Aggregation induced emission behavior in oleylamine acetone system and its application to get improved photocurrent from In2S3 quantum dots.

Blue emission giving nanoscale molecular clusters of Oleylamine-Acetone system was formed by an aging assisted hydrogen bond formation between the interacting molecular systems, at room temperature. The as-formed nanoscale molecular clusters were found to be self-assembled into flower-like aggregates and shifted the emission wavelength to red colour depicting an exciton delocalization in the aggregate system. Interestingly aging process has also produced imine type binding between Oleylamine and Acetone due to the condensation reaction. The experimental conditions and formation mechanism of hydrogen bond assisted Oleylamine-Acetone molecular aggregates and imine bond assisted Oleylamine-Acetone is elaborated in this paper in a systematic experimental approach with suitable theory. Finally we have introduced this Acetone assisted aging process in In2S3 QD system prepared with Oleylamine as functional molecules. It was found that the aging process has detached Oleylamine from QD surface and as a consequence In2S3 QD embedded Oleylamine-Acetone aggregates was obtained.
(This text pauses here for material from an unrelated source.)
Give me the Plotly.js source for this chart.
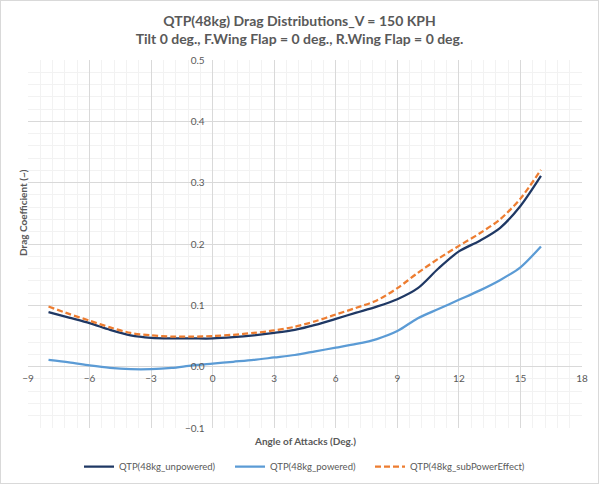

When this In2S3 QD embedded molecular cluster system was used as an active layer in a photo conductor device then a maximum photo current value of the order of milli Ampere was obtained. The surfactant molecules normally inhibit the charge transport between QD systems and as a result it is always problematic to have the functional molecules in the QD based transport devices. Our approach has a solution to this problem and the present paper discusses the outcome of the results in detail.